"Give rise to their souls," the priest intoned and let them rest "where there is no pain, sorrow or suffering."
After the prayers, Gilbert explained to the seven women who attended that God does not prevent evil acts, because he "chose to create us free."
People usually respond to tragedies such as the bombings with love, he said, exemplifying God's love for his creations.
Mary Tolokan, a substitute violinist with the Utah Symphony, was among those praying at the cathedral.
"I was shocked at the news," Tolokan said. "I texted my friend who ran in the marathon and finally heard this morning that she was fine. I was so relieved."

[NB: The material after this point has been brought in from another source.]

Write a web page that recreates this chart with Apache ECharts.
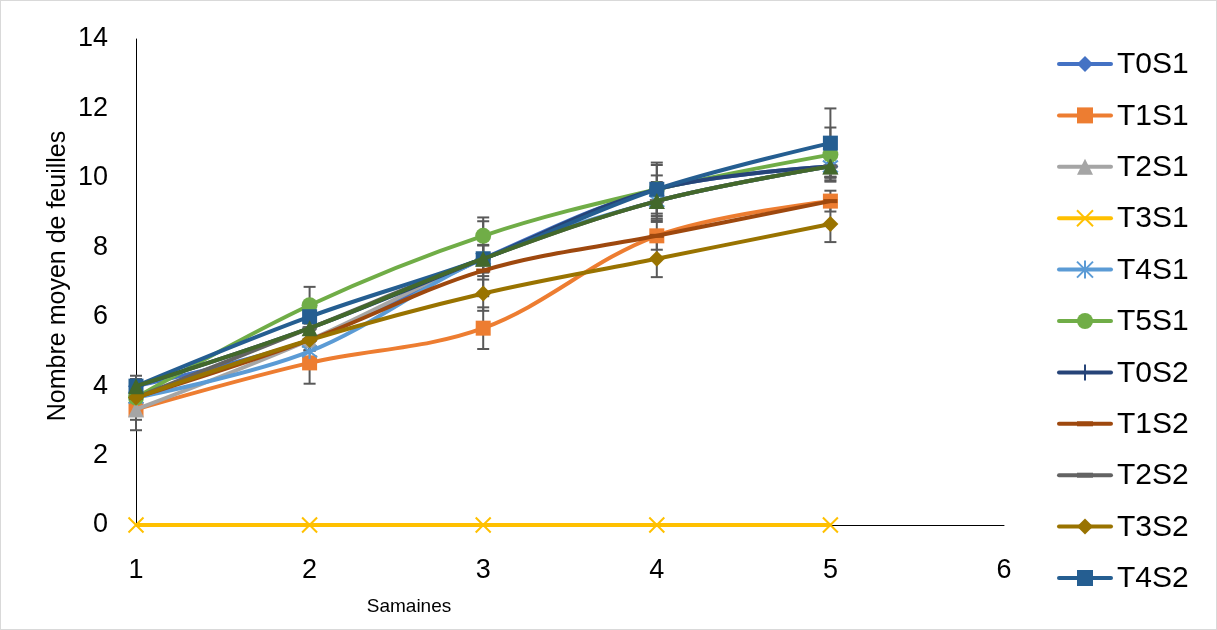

Gilbert also has a personal connection to Boston: His 21-year-old son, Aaron, is an undergraduate at Hellenic College in Brookline, Mass., which is part of the church's Holy Cross Greek Orthodox School of Theology.
The young man didn't go to the race, as he usually would, Gilbert said. He was studying.
But Gilbert's daughter, Christina, who lives in Chicago, graduated from the Greek Orthodox school and briefly was worried about her brother.
"She used to go the finish line to celebrate," the priest said.
At another time, he said, she could have been among the victims.
St. Mark's Cathedral hosted a special Mass on Tuesday night for those affected by the bombings.